Fastio mais parecido com o da adolescência, lembra? Aquele que costuma pegar lá pelos 17 anos, quando a impotência diante do futuro de responsabilidades e chatices da vida adulta transforma a angústia pela insegurança do que será em rancor céptico do que se “conquistará”.
Sem paciência para pensar sobre? Compreendo perfeitamente. Combine, então, a exaustão mental de Holden Caulfield, em "O Apanhador no Campo de Centeio", com o inconformismo agoniado de Jim Stark, interpretado por James Dean, em "Juventude Transviada", explodindo no grito exasperado deste último: “Vocês estão acabando comigo!”
Ainda sem entender? É o fastio, meu bom. E se entendeu, o que acontece depois do grito? Nada. Você volta a suportar a existência tal como antes, apenas liberou espaço para mais frustração e cansaço. E, com o tempo, a rebeldia sem causa se torna cinismo amargo, amortecido com o que tiver à mão para se anestesiar, como feeds de rede social.
Não é assim? Confesse, já passou por isso ou está a passar. Faz parte da vida. Às vezes são momentos, por vezes dura tanto que parece ser a realidade. Já morei por lá, hoje apenas visito quando inevitável, como neste fim de ano infindável de 2020.
Falaram que saiu um filme aí perfeito para quem está nessa “vibe”, um tal de "Don’t Look Up". Assisti. Fraquinho, bem fraquinho. Mas melhor do que os comentários sobre o filme que estão por toda parte. Raros foram aqueles que não tentaram puxar o filme para a brasa da sua sardinha, crentes de que ele seria uma sátira sobre “os outros”, mas não sobre o seu lado. Mas não precisa assistir 5 minutos de filme para perceber que de tudo um pouco é satirizado no filme.
Como cinema, é um filme esquecível em duas semanas, que é o tempo que levará para que a sátira do presente feita na obra seja substituída por outra bobagem qualquer que chamará a atenção dos adolescentes virtuais que todos somos nas redes sociais. Aliás, fomos bem satirizados no filme, tanto que a segunda cena pós-crédito com que termina o filme é todinha para nós.

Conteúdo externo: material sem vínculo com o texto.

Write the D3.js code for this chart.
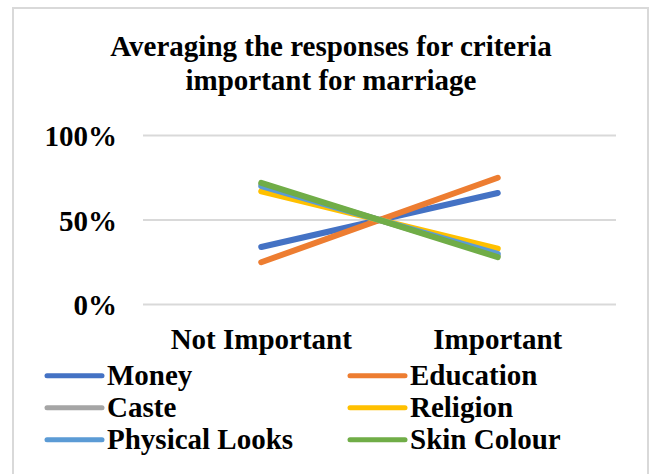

Em certo momento, o personagem interpretado por Leonardo DiCaprio grita algo assim: “Como vamos conseguir nos comunicar assim?”. No fim das contas, é sobre isso, o que as reações sobre o filme apenas comprovam. A impossibilidade de comunicação atual, por diversas causas, algumas retratadas no filme, como estupidez, futilidade, politicagem, torna-nos surdos a tudo e incapazes de nos olharmos a sério no espelho.
As reações, em sua grande maioria, foram todas no melhor estilo “Não olhe para cima” e acuse os da outra “bolha” de serem os estúpidos e culpados por tudo. Mas uma sátira que abarca a todos só nos ajuda quando assumimos que fazemos parte dela. Como problema, não como solução. Como motivo de riso, de chacota, mas não de orgulho e parabenização. Não olhe para cima, olhe para si antes.
E é só o que posso desejar a ti e a todos no novo ano que chega, caro leitor. Porque, como disse Chesterton: “O objetivo de um ano novo não é que nós deveríamos ter um ano novo. É que nós deveríamos ter uma alma nova…” Como não há alma nova sem confissão humilhante, olhe para si! Obrigado pela companhia por aqui, pela paciência, pelos retornos, seja aqui na área de comentários do jornal, seja nas redes sociais. Até 2020.2!